> _AIM OF THE TASK_
Transcribe the lines below verbatim, skipping the images.

> _DATA SEGMENT_
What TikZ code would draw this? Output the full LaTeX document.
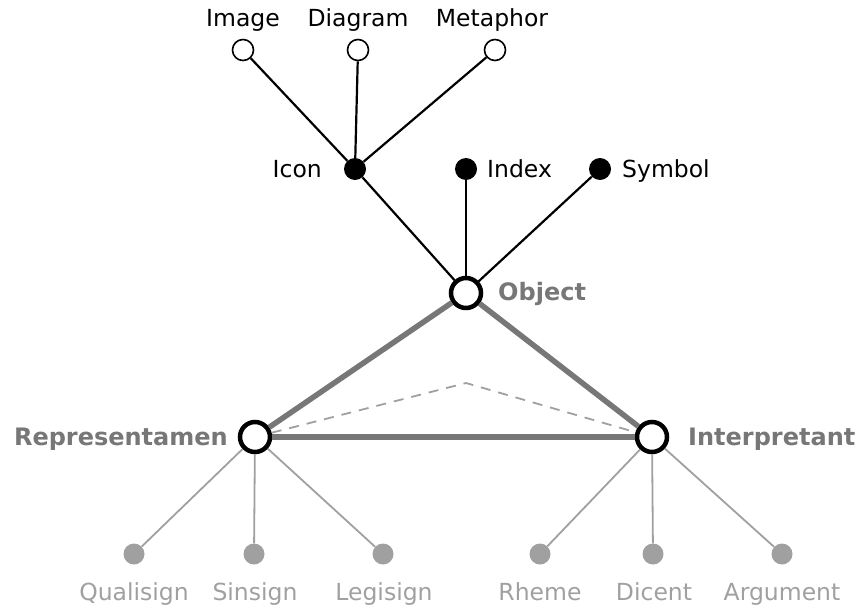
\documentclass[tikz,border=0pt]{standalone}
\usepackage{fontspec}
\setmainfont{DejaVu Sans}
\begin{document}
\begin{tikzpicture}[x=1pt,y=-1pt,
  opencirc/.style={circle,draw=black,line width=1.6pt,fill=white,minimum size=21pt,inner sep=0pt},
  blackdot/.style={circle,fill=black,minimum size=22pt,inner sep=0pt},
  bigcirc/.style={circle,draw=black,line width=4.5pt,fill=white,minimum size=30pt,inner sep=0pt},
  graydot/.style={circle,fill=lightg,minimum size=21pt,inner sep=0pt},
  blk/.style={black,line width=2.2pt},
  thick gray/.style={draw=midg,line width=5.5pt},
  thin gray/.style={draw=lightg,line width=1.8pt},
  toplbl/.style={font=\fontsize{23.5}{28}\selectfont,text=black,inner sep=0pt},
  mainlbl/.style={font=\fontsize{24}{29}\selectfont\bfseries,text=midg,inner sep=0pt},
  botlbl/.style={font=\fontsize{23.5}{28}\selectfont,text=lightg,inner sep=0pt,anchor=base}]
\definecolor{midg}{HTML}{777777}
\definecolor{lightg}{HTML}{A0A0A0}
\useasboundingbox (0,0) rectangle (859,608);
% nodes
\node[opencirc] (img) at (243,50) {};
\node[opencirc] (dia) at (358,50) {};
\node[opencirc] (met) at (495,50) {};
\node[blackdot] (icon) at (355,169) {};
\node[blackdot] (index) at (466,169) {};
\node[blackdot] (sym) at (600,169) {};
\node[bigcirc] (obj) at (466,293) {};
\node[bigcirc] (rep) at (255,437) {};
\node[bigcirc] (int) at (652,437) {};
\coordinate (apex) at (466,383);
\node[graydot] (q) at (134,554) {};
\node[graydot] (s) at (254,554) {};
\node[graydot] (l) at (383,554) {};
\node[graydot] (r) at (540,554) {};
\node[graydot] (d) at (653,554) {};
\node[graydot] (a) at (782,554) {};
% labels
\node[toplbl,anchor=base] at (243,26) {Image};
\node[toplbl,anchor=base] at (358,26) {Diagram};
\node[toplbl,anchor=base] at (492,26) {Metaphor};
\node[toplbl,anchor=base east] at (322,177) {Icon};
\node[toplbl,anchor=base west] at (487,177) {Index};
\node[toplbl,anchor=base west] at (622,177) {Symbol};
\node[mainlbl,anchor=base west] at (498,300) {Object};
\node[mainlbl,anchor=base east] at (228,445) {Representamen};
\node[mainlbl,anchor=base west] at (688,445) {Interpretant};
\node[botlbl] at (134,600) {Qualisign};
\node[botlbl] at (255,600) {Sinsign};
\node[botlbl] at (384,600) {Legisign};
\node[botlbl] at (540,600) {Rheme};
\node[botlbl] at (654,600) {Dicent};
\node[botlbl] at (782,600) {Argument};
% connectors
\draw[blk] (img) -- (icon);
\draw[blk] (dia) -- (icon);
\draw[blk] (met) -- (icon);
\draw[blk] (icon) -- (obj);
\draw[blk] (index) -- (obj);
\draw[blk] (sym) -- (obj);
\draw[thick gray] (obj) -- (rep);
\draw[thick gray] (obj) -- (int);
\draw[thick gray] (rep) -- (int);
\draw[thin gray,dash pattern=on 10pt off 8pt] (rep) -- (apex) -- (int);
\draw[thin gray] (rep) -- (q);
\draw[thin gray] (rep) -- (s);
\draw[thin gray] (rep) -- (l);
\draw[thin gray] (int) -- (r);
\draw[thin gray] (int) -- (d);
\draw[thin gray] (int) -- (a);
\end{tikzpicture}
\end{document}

> _SOLUTION TO THE EXERCISE_
What TikZ code would draw this? Output the full LaTeX document.
\documentclass[tikz,border=0pt]{standalone}
\usepackage{fontspec}
\setmainfont{DejaVu Sans}
\begin{document}
\begin{tikzpicture}[x=1pt,y=-1pt,
  opencirc/.style={circle,draw=black,line width=1.6pt,fill=white,minimum size=21pt,inner sep=0pt},
  blackdot/.style={circle,fill=black,minimum size=22pt,inner sep=0pt},
  bigcirc/.style={circle,draw=black,line width=4.5pt,fill=white,minimum size=30pt,inner sep=0pt},
  graydot/.style={circle,fill=lightg,minimum size=21pt,inner sep=0pt},
  blk/.style={black,line width=2.2pt},
  thick gray/.style={draw=midg,line width=5.5pt},
  thin gray/.style={draw=lightg,line width=1.8pt},
  toplbl/.style={font=\fontsize{23.5}{28}\selectfont,text=black,inner sep=0pt},
  mainlbl/.style={font=\fontsize{24}{29}\selectfont\bfseries,text=midg,inner sep=0pt},
  botlbl/.style={font=\fontsize{23.5}{28}\selectfont,text=lightg,inner sep=0pt,anchor=base}]
\definecolor{midg}{HTML}{777777}
\definecolor{lightg}{HTML}{A0A0A0}
\useasboundingbox (0,0) rectangle (859,608);
% nodes
\node[opencirc] (img) at (243,50) {};
\node[opencirc] (dia) at (358,50) {};
\node[opencirc] (met) at (495,50) {};
\node[blackdot] (icon) at (355,169) {};
\node[blackdot] (index) at (466,169) {};
\node[blackdot] (sym) at (600,169) {};
\node[bigcirc] (obj) at (466,293) {};
\node[bigcirc] (rep) at (255,437) {};
\node[bigcirc] (int) at (652,437) {};
\coordinate (apex) at (466,383);
\node[graydot] (q) at (134,554) {};
\node[graydot] (s) at (254,554) {};
\node[graydot] (l) at (383,554) {};
\node[graydot] (r) at (540,554) {};
\node[graydot] (d) at (653,554) {};
\node[graydot] (a) at (782,554) {};
% labels
\node[toplbl,anchor=base] at (243,26) {Image};
\node[toplbl,anchor=base] at (358,26) {Diagram};
\node[toplbl,anchor=base] at (492,26) {Metaphor};
\node[toplbl,anchor=base east] at (322,177) {Icon};
\node[toplbl,anchor=base west] at (487,177) {Index};
\node[toplbl,anchor=base west] at (622,177) {Symbol};
\node[mainlbl,anchor=base west] at (498,300) {Object};
\node[mainlbl,anchor=base east] at (228,445) {Representamen};
\node[mainlbl,anchor=base west] at (688,445) {Interpretant};
\node[botlbl] at (134,600) {Qualisign};
\node[botlbl] at (255,600) {Sinsign};
\node[botlbl] at (384,600) {Legisign};
\node[botlbl] at (540,600) {Rheme};
\node[botlbl] at (654,600) {Dicent};
\node[botlbl] at (782,600) {Argument};
% connectors
\draw[blk] (img) -- (icon);
\draw[blk] (dia) -- (icon);
\draw[blk] (met) -- (icon);
\draw[blk] (icon) -- (obj);
\draw[blk] (index) -- (obj);
\draw[blk] (sym) -- (obj);
\draw[thick gray] (obj) -- (rep);
\draw[thick gray] (obj) -- (int);
\draw[thick gray] (rep) -- (int);
\draw[thin gray,dash pattern=on 10pt off 8pt] (rep) -- (apex) -- (int);
\draw[thin gray] (rep) -- (q);
\draw[thin gray] (rep) -- (s);
\draw[thin gray] (rep) -- (l);
\draw[thin gray] (int) -- (r);
\draw[thin gray] (int) -- (d);
\draw[thin gray] (int) -- (a);
\end{tikzpicture}
\end{document}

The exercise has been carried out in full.